PEGGY SPELLMAN HOEY
Years of radiation treatment and medication destroyed Amanda Salerno’s teeth until Wading River dentist Jeffrey Fox donated a smile makeover recently. The doctor donated $25,000 worth of dental work to Ms. Salerno.
Medical assistant Amanda Salerno flashed a wide grin after her shift at the North Country Road Medical Complex ended Tuesday evening.

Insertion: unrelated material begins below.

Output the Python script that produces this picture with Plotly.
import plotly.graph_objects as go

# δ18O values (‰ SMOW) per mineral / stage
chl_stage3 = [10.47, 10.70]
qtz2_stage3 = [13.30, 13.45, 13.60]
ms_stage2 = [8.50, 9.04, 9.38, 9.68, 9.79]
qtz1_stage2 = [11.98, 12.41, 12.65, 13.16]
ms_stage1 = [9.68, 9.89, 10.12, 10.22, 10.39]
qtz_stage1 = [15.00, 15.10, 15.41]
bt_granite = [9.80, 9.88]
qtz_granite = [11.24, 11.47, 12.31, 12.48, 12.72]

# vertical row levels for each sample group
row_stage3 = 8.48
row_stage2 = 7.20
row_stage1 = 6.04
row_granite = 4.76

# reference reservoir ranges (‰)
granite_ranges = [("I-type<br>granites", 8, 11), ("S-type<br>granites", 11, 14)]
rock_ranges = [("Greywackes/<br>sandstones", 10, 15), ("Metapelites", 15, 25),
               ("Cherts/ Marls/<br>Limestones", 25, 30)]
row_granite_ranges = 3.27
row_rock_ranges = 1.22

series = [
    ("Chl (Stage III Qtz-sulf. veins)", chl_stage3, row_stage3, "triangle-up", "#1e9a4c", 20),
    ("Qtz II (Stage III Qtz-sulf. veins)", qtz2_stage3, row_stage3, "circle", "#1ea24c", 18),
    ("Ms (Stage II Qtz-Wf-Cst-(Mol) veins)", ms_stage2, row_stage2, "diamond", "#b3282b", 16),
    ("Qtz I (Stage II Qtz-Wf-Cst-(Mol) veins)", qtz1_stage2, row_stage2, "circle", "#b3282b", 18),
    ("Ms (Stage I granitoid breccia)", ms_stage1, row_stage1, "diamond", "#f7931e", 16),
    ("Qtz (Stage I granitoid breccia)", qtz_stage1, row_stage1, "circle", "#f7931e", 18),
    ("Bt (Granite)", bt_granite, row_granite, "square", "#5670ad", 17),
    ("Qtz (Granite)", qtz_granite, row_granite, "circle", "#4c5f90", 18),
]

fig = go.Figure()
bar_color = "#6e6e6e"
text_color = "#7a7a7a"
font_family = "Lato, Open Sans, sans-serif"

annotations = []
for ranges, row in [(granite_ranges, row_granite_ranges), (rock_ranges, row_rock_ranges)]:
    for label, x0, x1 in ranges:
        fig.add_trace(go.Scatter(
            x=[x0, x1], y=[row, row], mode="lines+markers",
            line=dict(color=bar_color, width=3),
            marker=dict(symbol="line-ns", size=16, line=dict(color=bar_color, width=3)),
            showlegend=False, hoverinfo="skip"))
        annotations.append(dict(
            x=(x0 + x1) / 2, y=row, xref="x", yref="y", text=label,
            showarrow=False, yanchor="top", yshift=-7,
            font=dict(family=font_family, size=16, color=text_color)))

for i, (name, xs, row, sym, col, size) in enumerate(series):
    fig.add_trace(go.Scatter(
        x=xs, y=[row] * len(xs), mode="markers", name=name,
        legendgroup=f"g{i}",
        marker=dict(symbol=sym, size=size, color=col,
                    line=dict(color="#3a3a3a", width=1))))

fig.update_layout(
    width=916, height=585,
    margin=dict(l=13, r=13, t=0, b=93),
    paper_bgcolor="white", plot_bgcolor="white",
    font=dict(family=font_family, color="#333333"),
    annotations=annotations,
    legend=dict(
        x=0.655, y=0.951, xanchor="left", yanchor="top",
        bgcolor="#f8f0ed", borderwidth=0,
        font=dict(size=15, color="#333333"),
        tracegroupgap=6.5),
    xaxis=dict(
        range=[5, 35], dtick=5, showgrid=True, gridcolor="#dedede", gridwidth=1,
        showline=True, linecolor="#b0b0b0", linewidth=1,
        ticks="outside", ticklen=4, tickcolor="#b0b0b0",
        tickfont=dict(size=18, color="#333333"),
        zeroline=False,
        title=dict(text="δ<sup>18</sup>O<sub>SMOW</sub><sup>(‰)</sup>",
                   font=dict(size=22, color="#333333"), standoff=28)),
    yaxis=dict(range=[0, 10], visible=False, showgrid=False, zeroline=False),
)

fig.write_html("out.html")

And she had every reason to. The bubbly 29-year-old was showing off her new smile — the result of extensive dental work required to repair her teeth, which were damaged by side effects of treatment for a benign pituitary gland tumor. Ms. Salerno came very close to never smiling again, but for Dr. Jeffrey Fox’s “Free Smile” program, a yearly event in which his office picks one candidate who requires extensive dental work they cannot afford.
“I feel like my old self again,” said Ms. Salerno, who lives with her husband, Michael, in North Shirley. “I feel like I have a fresh new start.”

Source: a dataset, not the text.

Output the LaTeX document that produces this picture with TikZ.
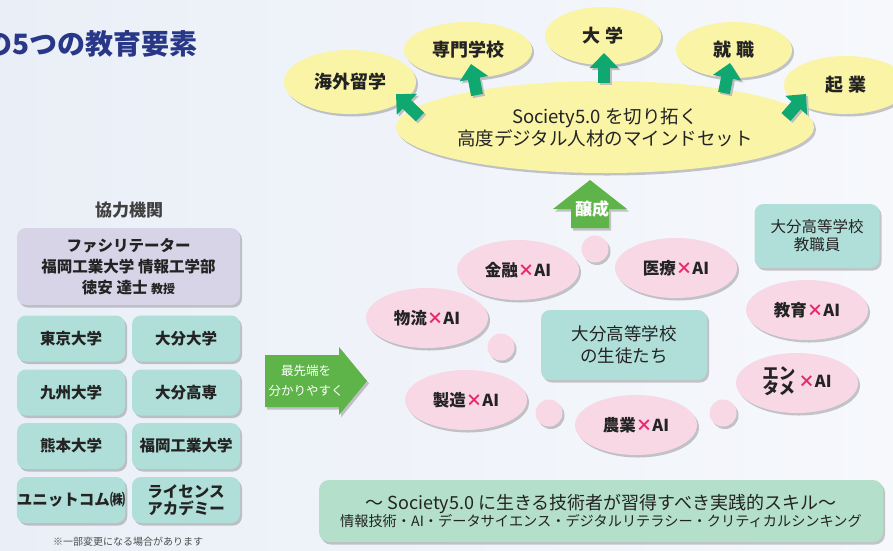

Ms. Salerno traveled a long road before reaching the point where she could start over. Diagnosed with a benign pituitary tumor at age 22, she became very ill quickly and could not return to Suffolk Community College, where she’d been taking psychology classes. Over the past seven years, she said, she feels like she’s been on a roller coaster with rounds of surgeries and radiation and pain management treatments leaving her somewhat disabled. But the coin flipped when she began working three doors from Dr. Fox’s office in Wading River, Ms. Salerno explained.

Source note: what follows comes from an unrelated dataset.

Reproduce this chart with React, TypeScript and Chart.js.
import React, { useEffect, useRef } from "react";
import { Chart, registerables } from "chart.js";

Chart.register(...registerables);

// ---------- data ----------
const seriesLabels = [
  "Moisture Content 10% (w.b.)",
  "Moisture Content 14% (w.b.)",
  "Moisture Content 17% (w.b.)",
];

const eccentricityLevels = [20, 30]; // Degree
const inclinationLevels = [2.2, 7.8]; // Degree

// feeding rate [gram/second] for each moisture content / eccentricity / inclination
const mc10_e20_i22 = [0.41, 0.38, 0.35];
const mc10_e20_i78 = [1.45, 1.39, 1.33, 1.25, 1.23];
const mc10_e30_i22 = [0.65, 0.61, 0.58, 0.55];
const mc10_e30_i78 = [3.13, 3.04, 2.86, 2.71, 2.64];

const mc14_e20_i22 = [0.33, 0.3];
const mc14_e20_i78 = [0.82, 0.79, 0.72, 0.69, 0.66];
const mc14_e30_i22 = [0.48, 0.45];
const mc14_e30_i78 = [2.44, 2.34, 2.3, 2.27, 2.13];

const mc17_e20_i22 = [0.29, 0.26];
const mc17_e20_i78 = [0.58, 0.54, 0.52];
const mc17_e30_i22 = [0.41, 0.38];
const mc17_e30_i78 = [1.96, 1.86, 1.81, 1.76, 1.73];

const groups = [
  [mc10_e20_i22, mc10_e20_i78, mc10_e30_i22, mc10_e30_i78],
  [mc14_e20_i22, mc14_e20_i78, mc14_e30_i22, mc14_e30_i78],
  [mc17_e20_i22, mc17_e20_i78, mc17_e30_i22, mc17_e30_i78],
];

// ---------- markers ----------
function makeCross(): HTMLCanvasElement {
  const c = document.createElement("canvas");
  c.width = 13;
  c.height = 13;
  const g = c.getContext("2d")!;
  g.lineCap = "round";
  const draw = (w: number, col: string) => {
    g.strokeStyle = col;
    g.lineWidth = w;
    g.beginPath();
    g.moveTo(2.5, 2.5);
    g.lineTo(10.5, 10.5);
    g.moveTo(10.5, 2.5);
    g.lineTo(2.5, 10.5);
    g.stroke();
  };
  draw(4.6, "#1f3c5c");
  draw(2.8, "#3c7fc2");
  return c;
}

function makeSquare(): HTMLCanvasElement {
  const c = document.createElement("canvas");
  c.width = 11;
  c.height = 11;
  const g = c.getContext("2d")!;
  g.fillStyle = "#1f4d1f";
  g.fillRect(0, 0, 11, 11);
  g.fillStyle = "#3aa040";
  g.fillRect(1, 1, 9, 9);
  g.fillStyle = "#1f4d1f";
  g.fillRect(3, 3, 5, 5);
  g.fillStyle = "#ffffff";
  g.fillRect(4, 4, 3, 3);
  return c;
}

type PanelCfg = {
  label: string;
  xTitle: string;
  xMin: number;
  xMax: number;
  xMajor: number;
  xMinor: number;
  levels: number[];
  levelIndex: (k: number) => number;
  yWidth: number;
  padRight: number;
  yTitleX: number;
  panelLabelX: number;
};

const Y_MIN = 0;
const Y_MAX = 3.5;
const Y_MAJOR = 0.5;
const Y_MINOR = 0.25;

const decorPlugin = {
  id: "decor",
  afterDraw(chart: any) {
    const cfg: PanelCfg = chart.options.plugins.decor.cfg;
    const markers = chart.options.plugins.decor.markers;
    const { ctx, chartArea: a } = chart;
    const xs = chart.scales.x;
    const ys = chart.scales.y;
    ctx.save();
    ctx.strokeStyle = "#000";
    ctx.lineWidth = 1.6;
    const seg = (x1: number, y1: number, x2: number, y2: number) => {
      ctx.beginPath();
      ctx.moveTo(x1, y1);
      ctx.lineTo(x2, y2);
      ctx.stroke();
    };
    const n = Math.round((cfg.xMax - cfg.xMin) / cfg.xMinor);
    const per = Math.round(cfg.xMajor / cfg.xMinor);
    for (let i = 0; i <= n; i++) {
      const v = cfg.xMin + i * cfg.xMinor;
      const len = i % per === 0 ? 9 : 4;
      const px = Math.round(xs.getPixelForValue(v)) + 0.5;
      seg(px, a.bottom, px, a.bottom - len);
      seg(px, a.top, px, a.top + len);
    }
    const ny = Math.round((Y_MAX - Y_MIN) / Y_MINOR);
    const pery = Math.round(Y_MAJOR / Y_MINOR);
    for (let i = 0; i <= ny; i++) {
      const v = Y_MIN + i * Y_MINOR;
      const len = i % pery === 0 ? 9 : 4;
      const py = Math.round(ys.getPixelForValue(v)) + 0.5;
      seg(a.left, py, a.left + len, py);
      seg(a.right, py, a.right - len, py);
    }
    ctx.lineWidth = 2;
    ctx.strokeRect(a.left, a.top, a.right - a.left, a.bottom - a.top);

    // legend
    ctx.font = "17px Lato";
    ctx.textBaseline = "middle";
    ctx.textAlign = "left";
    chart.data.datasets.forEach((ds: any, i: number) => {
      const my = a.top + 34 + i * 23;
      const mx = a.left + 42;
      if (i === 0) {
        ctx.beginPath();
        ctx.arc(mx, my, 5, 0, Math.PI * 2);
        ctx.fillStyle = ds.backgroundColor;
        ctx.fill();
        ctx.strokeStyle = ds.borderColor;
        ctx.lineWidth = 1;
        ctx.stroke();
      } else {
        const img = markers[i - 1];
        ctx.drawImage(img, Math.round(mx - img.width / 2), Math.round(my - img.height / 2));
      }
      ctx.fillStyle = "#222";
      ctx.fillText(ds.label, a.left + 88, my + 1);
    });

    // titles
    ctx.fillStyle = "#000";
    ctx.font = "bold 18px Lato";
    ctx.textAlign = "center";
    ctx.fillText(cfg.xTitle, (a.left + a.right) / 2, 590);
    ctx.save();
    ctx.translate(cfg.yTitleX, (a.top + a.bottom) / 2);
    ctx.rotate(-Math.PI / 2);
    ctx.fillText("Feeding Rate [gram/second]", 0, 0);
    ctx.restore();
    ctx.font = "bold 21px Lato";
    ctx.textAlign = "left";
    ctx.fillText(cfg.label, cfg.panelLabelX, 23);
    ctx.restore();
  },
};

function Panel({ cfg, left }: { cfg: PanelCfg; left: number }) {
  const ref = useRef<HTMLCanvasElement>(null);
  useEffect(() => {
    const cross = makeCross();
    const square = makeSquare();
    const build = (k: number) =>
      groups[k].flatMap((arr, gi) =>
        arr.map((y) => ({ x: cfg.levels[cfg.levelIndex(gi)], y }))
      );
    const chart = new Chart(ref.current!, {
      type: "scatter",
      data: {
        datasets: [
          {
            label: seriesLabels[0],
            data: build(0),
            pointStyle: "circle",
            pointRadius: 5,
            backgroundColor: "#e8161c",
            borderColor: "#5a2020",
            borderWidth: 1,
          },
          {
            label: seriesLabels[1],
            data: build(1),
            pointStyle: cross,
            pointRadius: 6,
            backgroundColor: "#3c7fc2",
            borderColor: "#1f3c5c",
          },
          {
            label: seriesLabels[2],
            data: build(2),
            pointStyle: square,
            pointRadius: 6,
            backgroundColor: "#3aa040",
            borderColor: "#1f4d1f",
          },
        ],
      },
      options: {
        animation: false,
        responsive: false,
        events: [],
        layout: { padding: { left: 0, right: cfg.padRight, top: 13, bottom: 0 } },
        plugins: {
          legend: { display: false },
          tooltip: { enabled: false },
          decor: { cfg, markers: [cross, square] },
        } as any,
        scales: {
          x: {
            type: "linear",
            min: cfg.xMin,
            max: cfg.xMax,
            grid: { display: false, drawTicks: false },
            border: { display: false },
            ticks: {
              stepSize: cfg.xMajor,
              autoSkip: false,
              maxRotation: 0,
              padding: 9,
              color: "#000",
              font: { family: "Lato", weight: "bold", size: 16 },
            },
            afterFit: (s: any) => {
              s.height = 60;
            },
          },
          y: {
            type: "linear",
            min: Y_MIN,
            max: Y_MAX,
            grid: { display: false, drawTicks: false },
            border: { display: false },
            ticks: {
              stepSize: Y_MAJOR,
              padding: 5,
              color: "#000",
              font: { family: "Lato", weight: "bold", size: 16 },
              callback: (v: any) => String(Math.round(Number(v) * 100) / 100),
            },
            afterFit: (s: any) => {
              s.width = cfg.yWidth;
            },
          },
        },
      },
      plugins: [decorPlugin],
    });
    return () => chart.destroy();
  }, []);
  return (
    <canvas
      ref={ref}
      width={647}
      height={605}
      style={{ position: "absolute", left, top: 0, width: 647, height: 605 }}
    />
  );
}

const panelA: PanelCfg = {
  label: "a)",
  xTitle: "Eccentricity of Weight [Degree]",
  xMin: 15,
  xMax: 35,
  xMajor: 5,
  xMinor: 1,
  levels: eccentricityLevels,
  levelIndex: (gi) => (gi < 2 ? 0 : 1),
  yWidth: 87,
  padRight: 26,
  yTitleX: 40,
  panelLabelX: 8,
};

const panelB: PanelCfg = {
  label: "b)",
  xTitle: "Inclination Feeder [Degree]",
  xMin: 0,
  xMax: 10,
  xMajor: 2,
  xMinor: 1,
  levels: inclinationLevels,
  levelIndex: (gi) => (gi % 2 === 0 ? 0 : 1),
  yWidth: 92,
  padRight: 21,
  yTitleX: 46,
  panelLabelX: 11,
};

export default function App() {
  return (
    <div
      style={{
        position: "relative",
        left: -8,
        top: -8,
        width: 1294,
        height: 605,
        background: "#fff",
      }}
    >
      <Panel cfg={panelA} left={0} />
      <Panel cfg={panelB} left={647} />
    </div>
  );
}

“I think everything happens for a reason,” she said.
Sarah Fox, the dentist’s wife and business manager, said it’s been a tradition at the practice to give a free smile away at Christmas, but due to scheduling conflicts there wasn’t enough time last December. Ms. Fox first met Ms. Salerno when she came in as an emergency patient and helped review her treatment plan. Most dentists would have extracted her teeth and given her dentures, but Ms. Fox said she wasn’t about to let that happen.
“I went home and I just said to [Dr. Fox] that this needs to be our free smile,” Ms. Fox said. “It’s sad. A 28-year-old woman should not have teeth like that.”
Dr. Fox first began restoring smiles for free about 20 years ago as a way of giving back to community members who were about to lose their teeth because finances were standing in the way. Over the years, he said, he’s restored about 50 smiles — donating the time and lab fees — without any financial benefit to himself.
“I make it a special goal to try to get the word out around the holidays in December,” Dr. Fox said. “I’ll find a case here or there where I’ll feel some obligation to help. It’s kind of like my giveback to the community. It generates a lot of good will.”
Dr. Fox said he estimated Ms. Salerno required about $25,000 worth of dental work when she first came to him, noting that she could not smile because of the breakage and decay. It’s something that Ms. Salerno said destroyed her confidence, because she wondered if others ever judged her on her appearance.
“I’ve always kind of slipped in a sentence about why I had breakage,” Ms. Salerno said, covering her mouth with one hand. “I used to hide like this. I played it off really well.”
Dr. Fox found a way to bring Ms. Salerno out of her shell, but it wasn’t easy. For starters, she required six root canals, three tooth extractions and a bridge on the upper portion of her mouth. The permanent porcelain bridge was placed a few weeks ago, thus completing the upper portion of her smile. Dr. Fox said he’s in the process of working on the bottom teeth.
“It’s pretty dramatic,” he said.
Ms. Salerno recalled first looking in the mirror at the results with a glint of tears in her eyes.
“When Dr. Fox gave me the mirror to look at myself, I started to cry,” she said. “All of my emotions came out in my hand.”